Obsession Untamed (Feral Warriors #2)(68)



Without so much as an acknowledgment that she’d spoken, he turned and went back the way he’d come.

Delaney stared at his retreating back and released a frustrated sigh, then turned, figuring she’d have to find Tighe on her own.

But she’d barely taken two steps when Kougar spoke. “The human wants to see Tighe.”

Delaney whirled back to find Kougar standing in a doorway partway around the corner.

“Like hell.” Lyon’s voice.

She strode to Kougar and walked past him into what had to be Lyon’s office. The big man sat behind a desk with a computer, shelves full of books and binders on the wall behind him.

Lyon’s brow lifted as he dropped his gaze to her weapon. “Is there a reason you’re armed?”

“Tighe took my guns. And the last time I walked down those stairs, it didn’t end so well.” She lifted the blade, her eyes going hard. “I’m thinking maybe you should bleed for me.”

A spark of respect lit his eyes. He pulled out his knife and drew blood from his palm, holding her gaze. “Kougar?”

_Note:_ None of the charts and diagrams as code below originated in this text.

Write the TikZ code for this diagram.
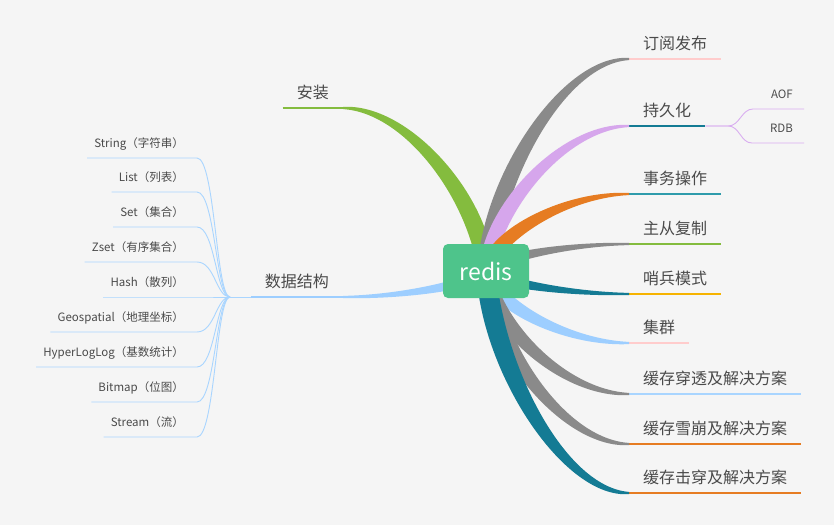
\documentclass[tikz,border=0pt]{standalone}
\usepackage{fontspec}
\setmainfont{Noto Sans CJK SC}
\usepackage{tikz}
\usetikzlibrary{calc, positioning}
\definecolor{bgcol}{HTML}{F5F5F5}
\definecolor{rootgreen}{HTML}{4EC48B}
\definecolor{brgray}{HTML}{8A8A8A}
\definecolor{brviolet}{HTML}{D6A6EC}
\definecolor{brorange}{HTML}{E67C22}
\definecolor{brteal}{HTML}{147B94}
\definecolor{brblue}{HTML}{9DCEFF}
\definecolor{brgreen}{HTML}{84BC3E}
\definecolor{lnpink}{HTML}{FFCCCC}
\definecolor{lnteal}{HTML}{2E9BAB}
\definecolor{lnyellow}{HTML}{F6B300}
\definecolor{twigblue}{HTML}{A9D5FF}
\definecolor{twigviolet}{HTML}{D9AEF0}
\definecolor{txtgray}{HTML}{4A4A4A}
\tikzset{
    rootbox/.style={fill=rootgreen, rounded corners=5pt, minimum width=86pt, minimum height=54pt, text=white, font=\fontsize{23}{27}\selectfont},
    topic/.style={font=\fontsize{16}{19}\selectfont, text=txtgray, inner xsep=14pt, inner ysep=5.5pt, text height=12pt, text depth=3.5pt},
    leaf/.style={font=\fontsize{11.5}{13}\selectfont, text=txtgray, inner xsep=7pt, inner ysep=7.8pt, text height=8.5pt, text depth=3pt, anchor=south east},
    uline/.style={line width=2pt},
    twig/.style={line width=0.9pt},
}
% tapered branch: colour, end point, half width at the root, half width near the end
\newcommand{\branch}[4]{%
    \path let \p1=(root), \p2=(#2) in
        coordinate (k1) at ({\x1+0.05*(\x2-\x1)},{\y1+0.45*(\y2-\y1)})
        coordinate (k2) at ({\x1+0.55*(\x2-\x1)},{\y2});
    \coordinate (ra) at ($(root)!#3!90:(#2)$);
    \coordinate (rb) at ($(root)!#3!-90:(#2)$);
    \coordinate (ma) at ($(#2)!#4!-90:(k2)$);
    \coordinate (mb) at ($(#2)!#4!90:(k2)$);
    \coordinate (ea) at ($(#2)!1.1pt!-90:(k2)$);
    \coordinate (eb) at ($(#2)!1.1pt!90:(k2)$);
    \fill[#1] (ra) .. controls ($(k1)+(ra)-(root)$) and ($(k2)+(ma)-(#2)$) .. (ea)
        -- (eb) .. controls ($(k2)+(mb)-(#2)$) and ($(k1)+(rb)-(root)$) .. (rb) -- cycle;
}
\begin{document}
\begin{tikzpicture}[x=1pt, y=-1pt]
    \fill[bgcol] (0,0) rectangle (834,525);
    \useasboundingbox (0,0) rectangle (834,525);
    \coordinate (root) at (486,271);

    % right side
    \node[topic, anchor=south west] (pubsub) at (629,59) {订阅发布};
    \node[topic, anchor=south west] (persist) at (629,126) {持久化};
    \node[topic, anchor=south west] (trans) at (629,194) {事务操作};
    \node[topic, anchor=south west] (repl) at (629,244) {主从复制};
    \node[topic, anchor=south west] (sentinel) at (629,294) {哨兵模式};
    \node[topic, anchor=south west] (cluster) at (629,343) {集群};
    \node[topic, anchor=south west] (penetr) at (629,394) {缓存穿透及解决方案};
    \node[topic, anchor=south west] (avalanche) at (629,444) {缓存雪崩及解决方案};
    \node[topic, anchor=south west] (breakdown) at (629,493) {缓存击穿及解决方案};

    \draw[uline, lnpink] (pubsub.south west) -- (pubsub.south east);
    \draw[uline, brteal] (persist.south west) -- (persist.south east);
    \draw[uline, lnteal] (trans.south west) -- (trans.south east);
    \draw[uline, brgreen] (repl.south west) -- (repl.south east);
    \draw[uline, lnyellow] (sentinel.south west) -- (sentinel.south east);
    \draw[uline, lnpink] (cluster.south west) -- (cluster.south east);
    \draw[uline, twigblue] (penetr.south west) -- (penetr.south east);
    \draw[uline, brorange] (avalanche.south west) -- (avalanche.south east);
    \draw[uline, brorange] (breakdown.south west) -- (breakdown.south east);

    \node[leaf, inner xsep=11pt, inner ysep=7pt] (aof) at (804,109) {AOF};
    \node[leaf, inner xsep=11pt, inner ysep=7pt] (rdb) at (804,143) {RDB};
    \draw[twig, twigviolet] (persist.south east) -- ++(23,0) .. controls +(11,0) and +(-11,0) .. ($(aof.south west)+(-7,0)$) -- (aof.south east);
    \draw[twig, twigviolet] (persist.south east) -- ++(23,0) .. controls +(11,0) and +(-11,0) .. ($(rdb.south west)+(-7,0)$) -- (rdb.south east);

    % left side
    \node[topic, anchor=south east] (install) at (343,108) {安装};
    \node[topic, anchor=south east] (dstruct) at (343,297) {数据结构};
    \draw[uline, brgreen] (install.south west) -- (install.south east);
    \draw[uline, brblue] (dstruct.south west) -- (dstruct.south east);
    \coordinate (hub) at (230,297);
    \draw[twig, twigblue] (dstruct.south west) -- (hub);

    \node[leaf] (lstring) at (191,158) {String（字符串）};
    \node[leaf] (llist) at (191,192) {List（列表）};
    \node[leaf] (lset) at (191,227) {Set（集合）};
    \node[leaf] (lzset) at (191,262) {Zset（有序集合）};
    \node[leaf] (lhash) at (191,297) {Hash（散列）};
    \node[leaf] (lgeo) at (191,332) {Geospatial（地理坐标）};
    \node[leaf] (lhll) at (191,367) {HyperLogLog（基数统计）};
    \node[leaf] (lbitmap) at (191,402) {Bitmap（位图）};
    \node[leaf] (lstream) at (191,437) {Stream（流）};

    \draw[twig, twigblue] (lstring.south west) -- ($(lstring.south east)+(6,0)$) .. controls +(18,0) and +(-14,0) .. (hub);
    \draw[twig, twigblue] (llist.south west) -- ($(llist.south east)+(6,0)$) .. controls +(18,0) and +(-14,0) .. (hub);
    \draw[twig, twigblue] (lset.south west) -- ($(lset.south east)+(6,0)$) .. controls +(18,0) and +(-14,0) .. (hub);
    \draw[twig, twigblue] (lzset.south west) -- ($(lzset.south east)+(6,0)$) .. controls +(18,0) and +(-14,0) .. (hub);
    \draw[twig, twigblue] (lhash.south west) -- ($(lhash.south east)+(6,0)$) -- (hub);
    \draw[twig, twigblue] (lgeo.south west) -- ($(lgeo.south east)+(6,0)$) .. controls +(18,0) and +(-14,0) .. (hub);
    \draw[twig, twigblue] (lhll.south west) -- ($(lhll.south east)+(6,0)$) .. controls +(18,0) and +(-14,0) .. (hub);
    \draw[twig, twigblue] (lbitmap.south west) -- ($(lbitmap.south east)+(6,0)$) .. controls +(18,0) and +(-14,0) .. (hub);
    \draw[twig, twigblue] (lstream.south west) -- ($(lstream.south east)+(6,0)$) .. controls +(18,0) and +(-14,0) .. (hub);

    % branches from the centre
    \branch{brgreen}{install.south east}{10pt}{5pt}
    \branch{brblue}{dstruct.south east}{6pt}{2.5pt}
    \branch{brgray}{pubsub.south west}{10pt}{5pt}
    \branch{brviolet}{persist.south west}{9pt}{4.5pt}
    \branch{brorange}{trans.south west}{8pt}{4pt}
    \branch{brgray}{repl.south west}{6pt}{2.5pt}
    \branch{brteal}{sentinel.south west}{6pt}{2.5pt}
    \branch{brblue}{cluster.south west}{8pt}{4pt}
    \branch{brgray}{penetr.south west}{9pt}{4.5pt}
    \branch{brgray}{avalanche.south west}{10pt}{5pt}
    \branch{brteal}{breakdown.south west}{11pt}{6pt}

    \node[rootbox] (redis) at (root) {redis};
\end{tikzpicture}
\end{document}
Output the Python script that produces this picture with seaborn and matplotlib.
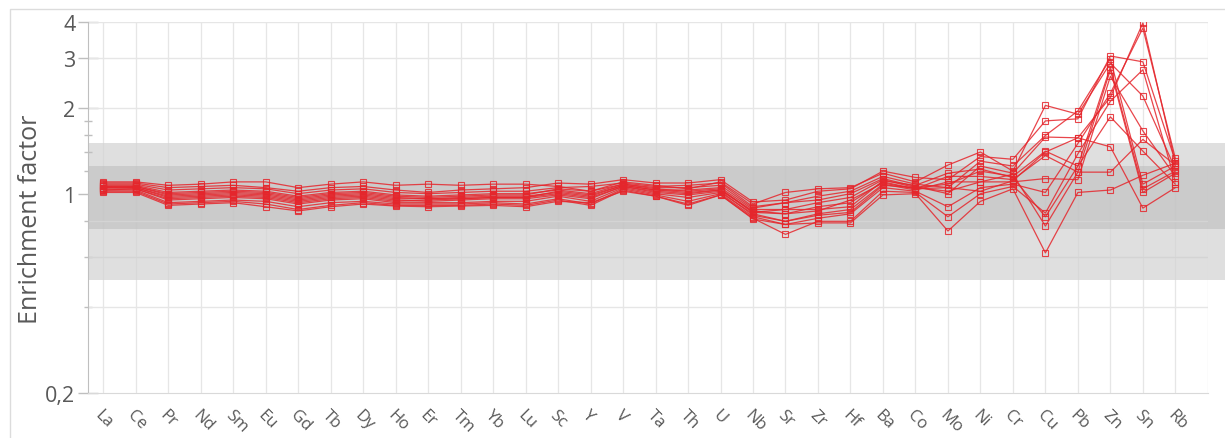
import numpy as np
import pandas as pd
import matplotlib
matplotlib.use("Agg")
import matplotlib.pyplot as plt
import seaborn as sns
from matplotlib.patches import Rectangle
from matplotlib.ticker import FixedLocator, NullFormatter

# ------------------------------------------------------------
# Data
# ------------------------------------------------------------
elements = ["La", "Ce", "Pr", "Nd", "Sm", "Eu", "Gd", "Tb", "Dy", "Ho", "Er", "Tm",
            "Yb", "Lu", "Sc", "Y", "V", "Ta", "Th", "U", "Nb", "Sr", "Zr", "Hf",
            "Ba", "Co", "Mo", "Ni", "Cr", "Cu", "Pb", "Zn", "Sn", "Rb"]

s0 = [1.10, 1.10, 1.07, 1.08, 1.10, 1.10, 1.05, 1.08, 1.10, 1.07, 1.08, 1.07, 1.08, 1.08, 1.06, 1.02, 1.10,
      1.07, 1.04, 1.10, 0.92, 1.01, 1.04, 1.05, 1.18, 1.10, 1.26, 1.40, 1.20, 2.04, 1.90, 2.87, 2.20, 1.22]
s1 = [1.09, 1.09, 1.05, 1.06, 1.07, 1.05, 1.02, 1.05, 1.06, 1.03, 1.01, 1.03, 1.04, 1.05, 1.09, 1.08, 1.12,
      1.09, 1.09, 1.12, 0.935, 0.95, 1.02, 1.04, 1.20, 1.14, 1.12, 1.35, 1.32, 1.80, 1.83, 3.04, 2.90, 1.30]
s2 = [1.08, 1.08, 1.03, 1.04, 1.05, 1.04, 1.00, 1.03, 1.04, 1.01, 1.00, 1.01, 1.02, 1.02, 1.05, 1.06, 1.09,
      1.06, 1.07, 1.09, 0.90, 0.93, 0.98, 1.02, 1.15, 1.08, 1.05, 1.30, 1.25, 1.60, 1.95, 2.97, 1.08, 1.25]
s3 = [1.07, 1.07, 1.01, 1.02, 1.03, 1.02, 0.98, 1.01, 1.02, 0.99, 0.98, 0.99, 1.00, 1.00, 1.03, 1.00, 1.08,
      1.05, 1.05, 1.07, 0.89, 0.93, 0.95, 1.00, 1.13, 1.06, 1.00, 1.25, 1.18, 1.58, 1.57, 2.18, 3.97, 1.28]
s4 = [1.06, 1.06, 0.99, 1.00, 1.01, 1.00, 0.96, 0.99, 1.00, 0.97, 0.96, 0.97, 0.98, 0.98, 1.01, 0.98, 1.07,
      1.03, 1.03, 1.05, 0.88, 0.88, 0.93, 0.97, 1.12, 1.05, 1.08, 1.20, 1.15, 1.41, 1.25, 2.78, 1.04, 1.20]
s5 = [1.05, 1.05, 0.97, 0.98, 0.99, 0.98, 0.94, 0.97, 0.98, 0.95, 0.94, 0.95, 0.96, 0.96, 0.99, 0.96, 1.06,
      1.02, 1.00, 1.03, 0.87, 0.85, 0.90, 0.93, 1.10, 1.04, 1.15, 1.15, 1.12, 1.36, 1.19, 2.72, 1.01, 1.18]
s6 = [1.04, 1.04, 0.95, 0.96, 0.97, 0.96, 0.92, 0.95, 0.96, 0.93, 0.93, 0.93, 0.94, 0.94, 0.98, 0.94, 1.05,
      1.00, 0.97, 1.01, 0.85, 0.80, 0.85, 0.88, 1.08, 1.03, 1.10, 1.10, 1.10, 1.13, 1.12, 2.58, 1.66, 1.15]
s7 = [1.03, 1.03, 0.93, 0.94, 0.95, 0.94, 0.90, 0.93, 0.94, 0.92, 0.92, 0.92, 0.93, 0.92, 0.96, 0.92, 1.04,
      0.99, 0.94, 1.00, 0.83, 0.78, 0.82, 0.85, 1.05, 1.02, 0.90, 1.05, 1.08, 1.01, 1.50, 2.25, 3.81, 1.33]
s8 = [1.02, 1.02, 0.92, 0.93, 0.94, 0.92, 0.88, 0.91, 0.93, 0.91, 0.91, 0.91, 0.92, 0.91, 0.95, 0.91, 1.03,
      0.98, 0.92, 0.99, 0.82, 0.72, 0.80, 0.80, 1.02, 1.01, 0.83, 1.00, 1.06, 0.855, 1.38, 2.11, 2.72, 1.10]
s9 = [1.01, 1.01, 0.91, 0.92, 0.93, 0.90, 0.87, 0.90, 0.92, 0.905, 0.90, 0.905, 0.91, 0.90, 0.94, 0.93, 1.02,
      0.98, 0.91, 0.99, 0.815, 0.78, 0.79, 0.79, 0.99, 1.00, 0.74, 0.94, 1.04, 0.62, 1.01, 1.03, 1.16, 1.28]
s10 = [1.05, 1.06, 1.00, 1.01, 1.02, 1.01, 0.97, 1.00, 1.01, 0.98, 0.97, 0.98, 0.99, 0.99, 1.04, 1.02, 1.08,
       1.04, 1.02, 1.04, 0.86, 0.88, 0.88, 0.90, 1.11, 1.07, 1.18, 1.22, 1.14, 0.83, 1.25, 1.86, 1.41, 1.08]
s11 = [1.03, 1.04, 0.96, 0.97, 0.98, 0.97, 0.93, 0.96, 0.97, 0.94, 0.95, 0.96, 0.97, 0.97, 1.00, 0.97, 1.06,
       1.01, 0.99, 1.02, 0.84, 0.80, 0.84, 0.86, 1.07, 1.05, 1.02, 1.10, 1.17, 0.77, 1.19, 1.19, 1.55, 1.26]
s12 = [1.06, 1.05, 0.98, 0.99, 1.00, 0.99, 0.95, 0.98, 0.99, 0.96, 0.96, 0.96, 0.97, 0.97, 1.02, 0.99, 1.07,
       1.03, 1.01, 1.03, 0.86, 0.85, 0.87, 0.95, 1.09, 1.04, 1.05, 1.02, 1.11, 1.40, 1.57, 1.46, 0.89, 1.05]

samples = [s0, s1, s2, s3, s4, s5, s6, s7, s8, s9, s10, s11, s12]

band_outer = (0.5, 1.5)
band_inner = (0.75, 1.25)

y_major = [0.2, 1, 2, 3, 4]
y_major_labels = ["0,2", "1", "2", "3", "4"]
y_minor = [0.4, 0.6, 0.8, 1.2, 1.4, 1.6, 1.8]

# ------------------------------------------------------------
# Long table for seaborn
# ------------------------------------------------------------
rows = []
for k, vals in enumerate(samples):
    for i, v in enumerate(vals):
        rows.append({"sample": k, "pos": i, "element": elements[i], "value": v})
df = pd.DataFrame(rows)

# ------------------------------------------------------------
# Plot
# ------------------------------------------------------------
sns.set_style("white")
plt.rcParams["font.family"] = ["Open Sans", "DejaVu Sans"]
text_col = "#595959"

fig = plt.figure(figsize=(12.25, 4.39), dpi=100)
ax = fig.add_axes([0.0718, 0.1025, 0.9142, 0.8451])

# chart frame
fig.patches.append(Rectangle((0.008, -0.05), 1.1, 1.028, transform=fig.transFigure,
                             fill=False, edgecolor="#dcdcdc", linewidth=1.0))

# bands
ax.axhspan(*band_outer, xmin=0, xmax=1.016, color="#dfdfdf", zorder=0.5, clip_on=False, lw=0)
ax.axhspan(*band_inner, xmin=0, xmax=1.016, color="#cbcbcb", zorder=0.6, clip_on=False, lw=0)

# grid
for g in [0.4, 0.6, 0.8, 2, 3, 4]:
    ax.axhline(g, color="#e6e6e6" if g > 1.5 or g < 0.5 else "#d4d4d4", lw=1.0, zorder=0.8)
for xi in range(len(elements) + 1):
    ax.axvline(xi, color="#f0f0f0", lw=1.0, zorder=0.4)
    ax.axvline(xi, color="#bdbdbd", lw=0.8, alpha=0.18, zorder=0.7)

sns.lineplot(data=df, x="pos", y="value", units="sample", estimator=None, ax=ax,
             color="#e5262c", lw=0.9, alpha=0.85, marker="s", ms=4.2,
             markerfacecolor="none", markeredgecolor="#e5262c", markeredgewidth=0.8,
             zorder=3, legend=False)

ax.set_yscale("log")
ax.set_ylim(0.2, 4)
ax.set_xlim(-0.47, len(elements))

ax.yaxis.set_major_locator(FixedLocator(y_major))
ax.set_yticklabels(y_major_labels)
ax.yaxis.set_minor_locator(FixedLocator(y_minor))
ax.yaxis.set_minor_formatter(NullFormatter())
ax.tick_params(axis="y", which="major", direction="inout", length=14, width=1,
               color="#bfbfbf", labelsize=15.5, labelcolor=text_col, pad=2, left=True)
ax.tick_params(axis="y", which="minor", direction="inout", length=6, width=1,
               color="#bfbfbf", left=True)

ax.set_xticks(range(len(elements)))
ax.set_xticklabels(elements, rotation=-45, ha="left", va="top", rotation_mode="anchor")
ax.tick_params(axis="x", length=0, labelsize=12, labelcolor=text_col, pad=10)

ax.set_xlabel("")
ax.set_ylabel("Enrichment factor", fontsize=18, color=text_col)
ax.yaxis.set_label_coords(-0.040, 0.47)

for side in ["top", "right"]:
    ax.spines[side].set_visible(False)
ax.spines["left"].set_color("#bfbfbf")
ax.spines["bottom"].set_color("#d9d9d9")

fig.savefig("out.png", dpi=100)
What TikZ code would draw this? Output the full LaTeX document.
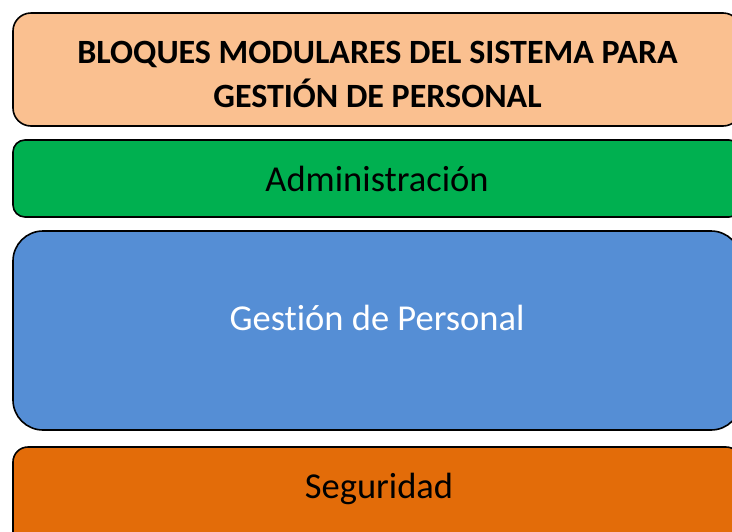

She turned and watched as the pale-eyed Feral did the same, then before they could ask, she pricked her own finger on the tip of her blade. After showing Lyon the blood, she sucked it from her skin.

“I want you to take me to him.”

“He wouldn’t want you to see him as he is now.”

“I’ve already seen him like that. The night he punched me full of holes. I need to touch him. I might be able to reach him.”

“Impossible. You’re only a human.”

She moved forward and leaned on his desk. “We won’t know whether or not I can help him until I try.”

Something approaching sorrow warmed his amber eyes. “We’ve been trying to reach him for two days, Delaney. There’s nothing to be done.”

She stared at him, his words a painful shock. “Two days? He’s been lost in there for two days?”

Lyon’s eyes turned almost sympathetic. “I’m sorry.”

But his revelation only made her more desperate to reach him. She turned to Kougar. “Show me where he is.”

He gave an almost imperceptible nod and turned.

Behind her, Lyon leaped to his feet with a growl. “Delaney!”

She turned to face the chief of the Ferals, understanding why he was the leader as she felt the force within those amber eyes.

“He’ll take your arm off if you reach in there. There’s nothing in that cage but a vicious, wild animal.”

She flinched.

He saw it. His expression tightened with a pain that might almost have matched her own. “There’s nothing I can do for him except catch that clone.”

Delaney shook her head. “I’m not leaving him in there another second if I can get him out.” She looked at him forcefully. “I need you to hold him down.”

“All it will take is a single slash of his claws, or one errant bite, and you’re dead.”

“It’s a risk I’m willing to take. Twice he saved me when I needed him. Now he needs me.”

Lyon stared at her for a long, heavy minute. “You’re in love with him.”

She nodded slowly with a wry purse of her lips. “I am.”

On a huff of frustration, Lyon came around the desk. “If he kills you, he’ll never forgive me.”

“If I pull him out of there, you’ll have another warrior at your side.”

Lyon sighed. “True. Come on, then.”

He led her back through the foyer and down the same stairs Tighe had taken her to be mated. They passed the cavelike room and entered a wide, open gym, a section of which contained surprisingly modern equipment, including weight benches, stationary bikes, and six of the biggest treadmills she’d ever seen. At the back of that room, Lyon opened yet another door hidden within a wall of mirrors onto a long, narrow, stone-lined passage. Rustic and a little bit spooky.

As she’d suspected, she never would have found Tighe on her own.

“The house doesn’t look this big from upstairs,” she murmured as she followed him. Kougar brought up the rear.

“It’s not,” Lyon said cryptically.

Sounds began to reach her ears, the grunts and snarls of an animal. Tighe. She’d seen him feral before. A classic horror-show wolf man, only terribly, terribly real. Her fingernails dug into her palms as she prepared herself for that sight again.

The passage finally opened onto what was clearly a prison block with three thick-walled cells on either side, each with a heavily barred steel door. The floor was stone.

Gripping the bars of one door with fingers tipped by three-inch claws was Tighe.

Or rather the creature Tighe had become.

As before, his teeth were the wicked fangs of a tiger. His sunglasses were gone, his eyes those of an animal rather than a human—large, orange-gold pupils streaked with black. Not even a flicker of humanity lurked in their depths.

Tighe roared with fury, shaking the bars as if he wanted nothing more than to rip them out of their hinges and tear the limbs off anyone he could sink his claws into. With icy understanding, she knew that was exactly what he’d do if he got loose. She was not only risking her own life for what was almost certainly a waste of time, but she might even be risking the lives of the two men she’d dragged down there with her.